Tesla has been engaged in a plan to ramp up production by trying to make its assembly line more efficient. The company started the quarter producing 500 cars a week, but ended it with the number up to 580. Considering that of the 6,437 cars delivered by Tesla over the quarter, 1,000 cars had been produced in the previous quarter, it means that cars produced in roughly the last three weeks of the quarter will only be delivered in the next quarter. Tesla announced that it expects to produce somewhere between 8,500 to 9,000 cars in the second quarter, with a delivery target of 7,500. These numbers indicate that the lag time between production and deliveries will only come down by a marginal amount over the next quarter. [4]

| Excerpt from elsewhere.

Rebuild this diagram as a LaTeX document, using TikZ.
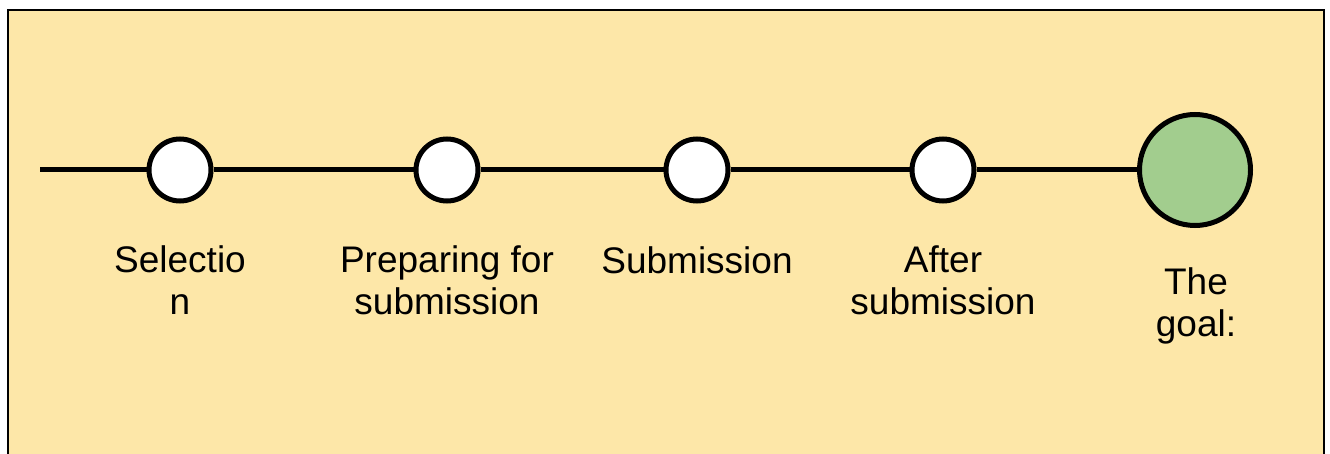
\documentclass[tikz,border=0pt]{standalone}
\usepackage{fontspec}
\setmainfont{Liberation Sans}
\definecolor{bgyellow}{HTML}{FDE7A8}
\definecolor{goalgreen}{HTML}{A2CD8E}
\begin{document}
\begin{tikzpicture}[x=1pt,y=1pt,
  stage/.style={circle,draw=black,line width=5pt,fill=white,minimum size=62pt,inner sep=0pt},
  goalnode/.style={circle,draw=black,line width=5pt,fill=goalgreen,minimum size=111pt,inner sep=0pt},
  lbl/.style={font=\fontsize{37}{42}\selectfont,align=center,anchor=base,inner sep=0pt},
  link/.style={line width=5pt,draw=black}]
\useasboundingbox (0,0) rectangle (1330,-454);
\clip (0,0) rectangle (1330,-454);
\node[draw=black,line width=2pt,fill=bgyellow,minimum width=1316pt,minimum height=520pt,inner sep=0pt,anchor=north west] (panel) at (7,-9) {};
\coordinate (start) at (40,-170);
\node[stage] (c1) at (180,-170) {};
\node[stage] (c2) at (447,-170) {};
\node[stage] (c3) at (697,-170) {};
\node[stage] (c4) at (943,-170) {};
\node[goalnode] (g) at (1195,-170) {};
\draw[link] (start) -- (c1) (c1) -- (c2) (c2) -- (c3) (c3) -- (c4) (c4) -- (g);
\node[lbl] (l1) at (180,-314) {Selectio\\n};
\node[lbl] (l2) at (447,-314) {Preparing for\\submission};
\node[lbl] (l3) at (697,-273) {Submission};
\node[lbl] (l4) at (943,-314) {After\\submission};
\begin{scope}
\clip (1100,-200) rectangle (1300,-344);
\node[lbl] (l5) at (1196,-336) {The\\goal:};
\end{scope}
\end{tikzpicture}
\end{document}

The reason behind the growing concern that demand for Tesla’s vehicles is falling is that even though delivery times have stayed constant, deliveries have been falling. The delivery time for a Tesla Model S can vary between just under a month to over two months. Average delivery times are skewed by the fact that top end models are usually delivered a lot faster. [5]A better way to estimate demand for Tesla is by looking at customer deposits, and this number has grown every quarter. Looking at the data collected by volunteer trackers at the Tesla Motors Club Forum, it is possible to estimate the demand for Model S. [6] As analyst Siddarth Dalal on Seeking Alpha website has already shown [7], at $5,000 for a production model and $40,000 for a signature Model, the deposits for the Model X cannot exceed $134 million. However, as per the filings made in Q1F2014, Tesla’s customer deposits stood at $198 million. This means that $64 million of the overall deposits were for the Model S, implying orders of over 25,000 cars, at a $2,500 deposit per car. This number is likely higher than the actual figure as it does not include orders for Signature models in some markets. For every 100 orders for the Model X, there are 12 for a Signature Model. If we assume the same ratio for the Model S, it means that at least 13,000 orders for the Model S have already been registered with Tesla.

Has North America Demand Plateaued?

As already shown, reduced deliveries are not a pointer towards reduced demand. Deliveries for the Model S in Europe stood at 3,056 in the first quarter. [8] This means that 3,401 cars were delivered in North America, a considerable decline from the 4,900 deliveries made in the same quarter last year. However, this was to be expected. For one, Tesla’s production has been constrained by the limited supply of batteries. Secondly, 90% of Tesla’s total sales were made in North America last year. As Tesla expands into international markets, an increase in delivery times in the U.S. was to be expected, especially given the constraints on battery supply.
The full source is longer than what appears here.